**What is asked**
Which lines run from the first one up to and including the one with "markersize=9.5, zorder=4)"? Print exactly those.
** Start Material provided **
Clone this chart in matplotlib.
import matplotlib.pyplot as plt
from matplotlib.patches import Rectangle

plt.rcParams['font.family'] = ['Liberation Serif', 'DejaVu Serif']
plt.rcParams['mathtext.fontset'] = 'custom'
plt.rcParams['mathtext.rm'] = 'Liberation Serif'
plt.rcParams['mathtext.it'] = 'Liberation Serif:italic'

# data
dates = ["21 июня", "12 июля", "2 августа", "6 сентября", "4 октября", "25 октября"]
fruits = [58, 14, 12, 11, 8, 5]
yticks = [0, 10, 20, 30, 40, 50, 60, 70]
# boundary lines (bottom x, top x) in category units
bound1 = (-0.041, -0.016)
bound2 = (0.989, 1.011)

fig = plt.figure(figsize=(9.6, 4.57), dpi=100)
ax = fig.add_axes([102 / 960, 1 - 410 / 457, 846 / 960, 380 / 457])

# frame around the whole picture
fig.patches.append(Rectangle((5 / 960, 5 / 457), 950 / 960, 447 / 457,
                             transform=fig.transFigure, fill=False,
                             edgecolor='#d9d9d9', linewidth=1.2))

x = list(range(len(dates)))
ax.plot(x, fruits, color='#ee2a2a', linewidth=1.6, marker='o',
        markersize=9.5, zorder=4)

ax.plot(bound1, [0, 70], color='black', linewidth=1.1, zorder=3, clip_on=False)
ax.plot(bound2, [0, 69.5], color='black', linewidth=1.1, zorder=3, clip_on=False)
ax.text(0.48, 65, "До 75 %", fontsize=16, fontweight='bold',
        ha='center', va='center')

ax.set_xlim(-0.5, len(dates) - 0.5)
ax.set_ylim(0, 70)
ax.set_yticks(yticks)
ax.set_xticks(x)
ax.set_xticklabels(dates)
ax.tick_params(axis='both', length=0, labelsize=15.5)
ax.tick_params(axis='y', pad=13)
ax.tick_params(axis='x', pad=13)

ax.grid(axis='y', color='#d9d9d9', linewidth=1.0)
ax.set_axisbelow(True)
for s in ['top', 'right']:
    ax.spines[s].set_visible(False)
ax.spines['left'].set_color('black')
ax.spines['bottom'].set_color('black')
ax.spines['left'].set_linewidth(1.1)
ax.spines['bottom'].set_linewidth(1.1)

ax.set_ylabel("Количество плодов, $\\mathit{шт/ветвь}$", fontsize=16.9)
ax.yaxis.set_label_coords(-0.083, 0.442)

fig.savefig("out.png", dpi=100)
** End Material provided **
**Task answer**
Clone this chart in matplotlib.
import matplotlib.pyplot as plt
from matplotlib.patches import Rectangle

plt.rcParams['font.family'] = ['Liberation Serif', 'DejaVu Serif']
plt.rcParams['mathtext.fontset'] = 'custom'
plt.rcParams['mathtext.rm'] = 'Liberation Serif'
plt.rcParams['mathtext.it'] = 'Liberation Serif:italic'

# data
dates = ["21 июня", "12 июля", "2 августа", "6 сентября", "4 октября", "25 октября"]
fruits = [58, 14, 12, 11, 8, 5]
yticks = [0, 10, 20, 30, 40, 50, 60, 70]
# boundary lines (bottom x, top x) in category units
bound1 = (-0.041, -0.016)
bound2 = (0.989, 1.011)

fig = plt.figure(figsize=(9.6, 4.57), dpi=100)
ax = fig.add_axes([102 / 960, 1 - 410 / 457, 846 / 960, 380 / 457])

# frame around the whole picture
fig.patches.append(Rectangle((5 / 960, 5 / 457), 950 / 960, 447 / 457,
                             transform=fig.transFigure, fill=False,
                             edgecolor='#d9d9d9', linewidth=1.2))

x = list(range(len(dates)))
ax.plot(x, fruits, color='#ee2a2a', linewidth=1.6, marker='o',
        markersize=9.5, zorder=4)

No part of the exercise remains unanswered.